* start *

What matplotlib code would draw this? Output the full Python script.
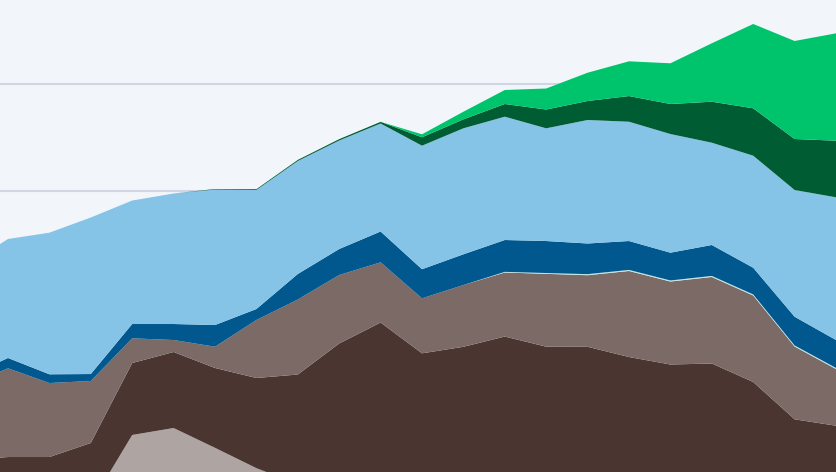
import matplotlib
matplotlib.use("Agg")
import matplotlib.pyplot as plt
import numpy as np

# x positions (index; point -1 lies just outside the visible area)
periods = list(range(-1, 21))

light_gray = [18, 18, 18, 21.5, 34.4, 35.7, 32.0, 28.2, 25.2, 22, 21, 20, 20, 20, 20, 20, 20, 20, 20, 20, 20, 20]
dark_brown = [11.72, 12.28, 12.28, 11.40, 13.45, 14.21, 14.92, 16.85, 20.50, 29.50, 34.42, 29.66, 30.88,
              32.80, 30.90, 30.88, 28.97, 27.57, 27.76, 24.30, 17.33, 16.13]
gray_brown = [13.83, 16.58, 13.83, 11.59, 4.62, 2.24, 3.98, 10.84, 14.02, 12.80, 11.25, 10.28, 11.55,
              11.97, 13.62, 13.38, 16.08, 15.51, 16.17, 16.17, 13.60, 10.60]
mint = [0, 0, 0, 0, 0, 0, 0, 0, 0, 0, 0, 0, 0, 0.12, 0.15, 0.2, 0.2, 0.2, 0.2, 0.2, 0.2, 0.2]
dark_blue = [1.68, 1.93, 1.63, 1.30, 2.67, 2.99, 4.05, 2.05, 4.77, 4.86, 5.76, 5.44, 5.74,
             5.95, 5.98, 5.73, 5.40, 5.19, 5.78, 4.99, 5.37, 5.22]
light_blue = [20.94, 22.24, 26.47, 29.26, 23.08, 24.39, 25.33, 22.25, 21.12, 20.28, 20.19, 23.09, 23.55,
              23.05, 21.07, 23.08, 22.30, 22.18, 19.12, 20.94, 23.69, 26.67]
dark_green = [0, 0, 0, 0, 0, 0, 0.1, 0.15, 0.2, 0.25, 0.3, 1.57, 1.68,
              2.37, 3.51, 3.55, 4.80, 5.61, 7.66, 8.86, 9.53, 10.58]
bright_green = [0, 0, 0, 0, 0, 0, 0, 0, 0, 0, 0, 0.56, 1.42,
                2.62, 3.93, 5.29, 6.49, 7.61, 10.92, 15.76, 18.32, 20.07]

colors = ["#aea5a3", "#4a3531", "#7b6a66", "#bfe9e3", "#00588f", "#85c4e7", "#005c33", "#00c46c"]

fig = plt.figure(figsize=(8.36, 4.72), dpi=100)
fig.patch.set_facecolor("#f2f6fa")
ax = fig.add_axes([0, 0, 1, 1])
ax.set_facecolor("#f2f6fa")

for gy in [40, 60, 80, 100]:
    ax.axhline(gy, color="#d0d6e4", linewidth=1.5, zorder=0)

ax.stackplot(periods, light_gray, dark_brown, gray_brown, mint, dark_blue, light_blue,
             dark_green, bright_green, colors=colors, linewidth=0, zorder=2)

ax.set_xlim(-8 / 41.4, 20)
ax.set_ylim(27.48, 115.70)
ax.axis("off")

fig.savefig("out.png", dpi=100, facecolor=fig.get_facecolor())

* end *

Skip the pictures and restate exactly the lines from the beginning of the listing to the line with "periods = list(range(-1, 21))", that line included.

* **SOLUTION TO THE EXERCISE**
What matplotlib code would draw this? Output the full Python script.
import matplotlib
matplotlib.use("Agg")
import matplotlib.pyplot as plt
import numpy as np

# x positions (index; point -1 lies just outside the visible area)
periods = list(range(-1, 21))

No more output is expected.